Uncategorized

Overcoming tragedy

NEW ORLEANS – Clarence Russ marked the second anniversary of Hurricane Katrina by scrubbing away at the big black “X” spray-painted on his Lower 9th Ward home _ the seemingly indelible mark left in September 2005 by authorities making a house-by-house search for bodies.”I hope to be living here again in two weeks and I want to forget as much as I can of that storm, that whole time,” Russ, 64, said as he rubbed away at the mark with a cleaning solvent. “I don’t want to commemorate it. I want to forget it.”

That will be hard to do. Russ will be the only resident in his block when he moves back. For miles around him there are still damaged, empty houses sitting on weed-choked lots, filled with mold and debris and emblazoned with a grim symbol: a giant X forming four quadrants, each filled with numbers and symbols indicating the date searched, the agency that did the search, whether the house was entered, and the number of corpses were found.

“It’s a sad city now,” Russ said. “All our friends are gone. It’s just us and a bunch of ghosts down here.”

Not far away, President Bush visited a school. “We’re still paying attention. We understand,” he said before heading to the Mississippi Gulf Coast, also devastated by Katrina.

But Gina Martin, who is still living in Houston after Katrina destroyed her New Orleans home, was unconvinced. “Bush was down here again making more promises he isn’t going to keep. The government has failed all of us. It’s got to stop,” she said.

Martin was among an estimated 1,000 people taking part in a protest march that started in the Lower 9th Ward. It was a uniquely New Orleans-style protest: There were signs accusing the Bush administration of murder and angry chants about the failure of government. But marchers also danced in the street accompanied by two brass bands.

Katrina was a powerful Category 3 hurricane when it hit the Gulf Coast the morning of Aug. 29, 2005, broke through levees in New Orleans and flooded 80 percent of the city.

By the time the water dried up weeks later, more than 1,600 people across Louisiana and Mississippi were dead, and a shocked nation saw miles of wrecked homes, mud and debris from one of the worst natural disasters in its history.

In New Orleans, recovery has been spotty at best. The historic French Quarter and neighborhoods close to the Mississippi River did not flood and have bounced back fairly well. The city’s population has reached an estimated 277,000, about 60 percent its pre-storm level of 455,000. Sales tax revenues are approaching normal, and tourism and the port industry are recovering.

Bush, Mayor Ray Nagin and Gov. Kathleen Blanco all have drawn harsh criticism in the storm’s aftermath. Blanco, who appeared with Bush at the 9th Ward school, opted not to run for re-election this year after polls showed her popularity at rock bottom.

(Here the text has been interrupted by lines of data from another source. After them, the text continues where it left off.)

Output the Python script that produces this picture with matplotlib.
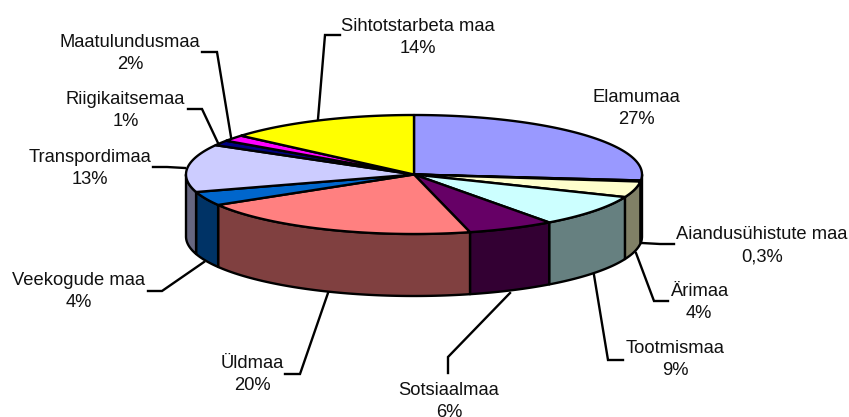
import numpy as np
import matplotlib
matplotlib.use("Agg")
import matplotlib.pyplot as plt
from matplotlib.patches import Polygon

plt.rcParams['font.family'] = ['Liberation Sans', 'DejaVu Sans']

categories = ["Elamumaa", "Aiandusühistute maa", "Ärimaa", "Tootmismaa", "Sotsiaalmaa",
              "Üldmaa", "Veekogude maa", "Transpordimaa", "Riigikaitsemaa", "Maatulundusmaa",
              "Sihtotstarbeta maa"]
values = [26.6, 0.3, 4.3, 8.7, 6.15, 20.4, 3.8, 12.95, 1.4, 1.7, 13.7]
value_labels = ["27%", "0,3%", "4%", "9%", "6%", "20%", "4%", "13%", "1%", "2%", "14%"]
colors = ["#9999FF", "#FFFFFF", "#FFFFCC", "#CCFFFF", "#660066", "#FF8080",
          "#0066CC", "#CCCCFF", "#000080", "#FF00FF", "#FFFF00"]

# layout (pixels)
CX, CY, RX, RY, DEPTH = 414, 174.5, 228, 59.5, 62
LW = 1.7
label_pos = [(636, 108.5), (762, 245.5), (699, 302.5), (675, 359.5), (449, 401.5),
             (252, 374.5), (79, 291.5), (90, 168.5), (125.5, 110.5), (130, 53.5), (418, 37.5)]
leaders = [None,
           [(642, 243), (660, 244), (674, 244)],
           [(636, 253), (654, 301), (668, 301)],
           [(594, 275), (608, 360), (623, 360)],
           [(510, 293), (448, 357), (448, 373)],
           [(328, 293), (300, 374), (285, 374)],
           [(204, 262), (162, 291), (148, 291)],
           [(185, 168), (167, 167), (153, 167)],
           [(218, 143), (202, 109), (188, 109)],
           [(231, 137), (217, 52), (202, 52)],
           [(318, 119), (325, 35), (340, 35)]]

fig = plt.figure(figsize=(8.49, 4.17), dpi=100)
ax = fig.add_axes([0, 0, 1, 1])
ax.set_xlim(0, 849)
ax.set_ylim(417, 0)
ax.axis('off')


def pt(a, dy=0):
    a = np.radians(a)
    return np.column_stack([CX + RX * np.sin(a), CY - RY * np.cos(a) + dy])


v = np.array(values, float)
edges = np.concatenate([[0], np.cumsum(v)]) / v.sum() * 360

# sides (visible front half: clockwise angle 90..270)
for i, c in enumerate(colors):
    a0, a1 = max(edges[i], 90), min(edges[i + 1], 270)
    if a1 <= a0:
        continue
    arc = np.linspace(a0, a1, 60)
    rgb = np.array(matplotlib.colors.to_rgb(c)) * 0.5
    poly = np.vstack([pt(arc), pt(arc[::-1], DEPTH)])
    ax.add_patch(Polygon(poly, closed=True, fc=rgb, ec='black', lw=LW, joinstyle='round'))

# tops
for i, c in enumerate(colors):
    n = max(int(edges[i + 1] - edges[i]) * 3, 4)
    arc = np.linspace(edges[i], edges[i + 1], n)
    poly = np.vstack([[CX, CY], pt(arc)])
    ax.add_patch(Polygon(poly, closed=True, fc=c, ec='black', lw=LW, joinstyle='round'))

# leaders and labels
for name, val, p, l in zip(categories, value_labels, label_pos, leaders):
    if l:
        xs, ys = zip(*l)
        ax.plot(xs, ys, color='black', lw=LW, solid_joinstyle='miter')
    ax.text(p[0], p[1], name + "\n" + val, ha='center', va='center', fontsize=13.2,
            linespacing=1.41, color='#111111')

fig.savefig("out.png", dpi=100)
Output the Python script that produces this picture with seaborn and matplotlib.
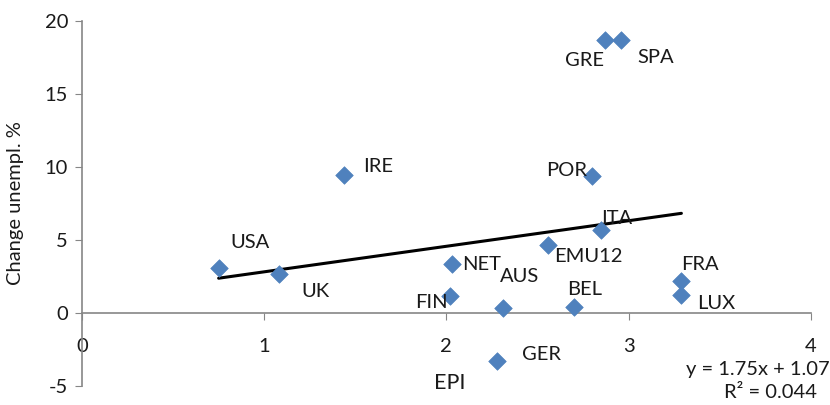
import matplotlib
matplotlib.use("Agg")
import matplotlib.pyplot as plt
import numpy as np
import pandas as pd
import seaborn as sns

# Countries, EPI score and change in unemployment (%)
countries = ["USA", "UK", "IRE", "FIN", "NET", "AUS", "GER", "BEL",
             "EMU12", "ITA", "POR", "GRE", "SPA", "FRA", "LUX"]
epi = [0.75, 1.08, 1.44, 2.02, 2.03, 2.31, 2.28, 2.70,
       2.56, 2.85, 2.80, 2.87, 2.96, 3.29, 3.29]
unemp_change = [3.1, 2.7, 9.45, 1.15, 3.35, 0.35, -3.3, 0.4,
                4.65, 5.7, 9.4, 18.7, 18.7, 2.2, 1.25]

# Linear trend as reported
slope, intercept, r2 = 1.75, 1.07, 0.044

# Label placement offsets (pixels) relative to each marker
label_offsets = {
    "USA": (31, 25), "UK": (37, -18), "IRE": (34, 9), "FIN": (-19, -6),
    "NET": (30, 0), "AUS": (17, 31), "GER": (44, 7), "BEL": (11, 18),
    "EMU12": (40, -11), "ITA": (15, 11), "POR": (-25, 5), "GRE": (-20, -20),
    "SPA": (34, -17), "FRA": (19, 16), "LUX": (35, -9),
}

df = pd.DataFrame({"country": countries, "epi": epi, "change": unemp_change})

sns.set_style("white")
plt.rcParams["font.family"] = ["Lato", "DejaVu Sans"]
plt.rcParams["axes.unicode_minus"] = False

fig = plt.figure(figsize=(8.3, 4.05), dpi=100)
ax = fig.add_axes([0.0988, 0.047, 0.878, 0.901])

sns.scatterplot(data=df, x="epi", y="change", marker="D", s=80,
                color="#4F81BD", edgecolor="#4F81BD", linewidth=0.5,
                ax=ax, zorder=3)

# Trend line over the data range
xs = np.array([min(epi), max(epi)])
sns.lineplot(x=xs, y=slope * xs + intercept, color="black", linewidth=2.2,
             ax=ax, zorder=2)

fs = 14.5
for name, x, y in zip(countries, epi, unemp_change):
    dx, dy = label_offsets[name]
    ax.annotate(name, (x, y), xytext=(dx, dy), textcoords="offset pixels",
                ha="center", va="center", fontsize=fs, color="#1a1a1a")

ax.set_xlim(0, 4)
ax.set_ylim(-5, 20)
ax.set_xticks([0, 1, 2, 3, 4])
ax.set_yticks([-5, 0, 5, 10, 15, 20])

# Axes crossing at the origin
ax.spines["left"].set_position(("data", 0))
ax.spines["bottom"].set_position(("data", 0))
ax.spines["top"].set_visible(False)
ax.spines["right"].set_visible(False)
for sp in ("left", "bottom"):
    ax.spines[sp].set_color("#868686")
    ax.spines[sp].set_linewidth(1.2)

ax.tick_params(axis="x", direction="out", length=5, color="#868686",
               labelsize=fs, pad=13, labelcolor="#1a1a1a", bottom=True)
ax.tick_params(axis="y", direction="out", length=5, color="#868686",
               labelsize=fs, pad=5, labelcolor="#1a1a1a", left=True)

ax.set_xlabel("")
ax.set_ylabel("Change unempl. %", fontsize=fs, color="#1a1a1a")
ax.yaxis.set_label_coords(-0.079, 0.5)

fig.text(450 / 830, 1 - 383 / 405, "EPI", ha="center", va="center",
         fontsize=15.5, color="#1a1a1a")
fig.text(758 / 830, 1 - 370 / 405, f"y = {slope}x + {intercept}",
         ha="center", va="center", fontsize=fs, color="#1a1a1a")
fig.text(770 / 830, 1 - 393 / 405, f"R² = {r2}",
         ha="center", va="center", fontsize=fs, color="#1a1a1a")

fig.savefig("out.png", dpi=100)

Blanco issued a news release Wednesday afternoon saying that during Bush’s visit she asked him to, among other things, cut through red tape that she said has delayed the distribution of federal aid and to withdraw his threatened veto of a federal water resources bill that she said would help strengthen Louisiana levees and close a controversial navigation channel that some blame for exacerbating Katrina’s floods.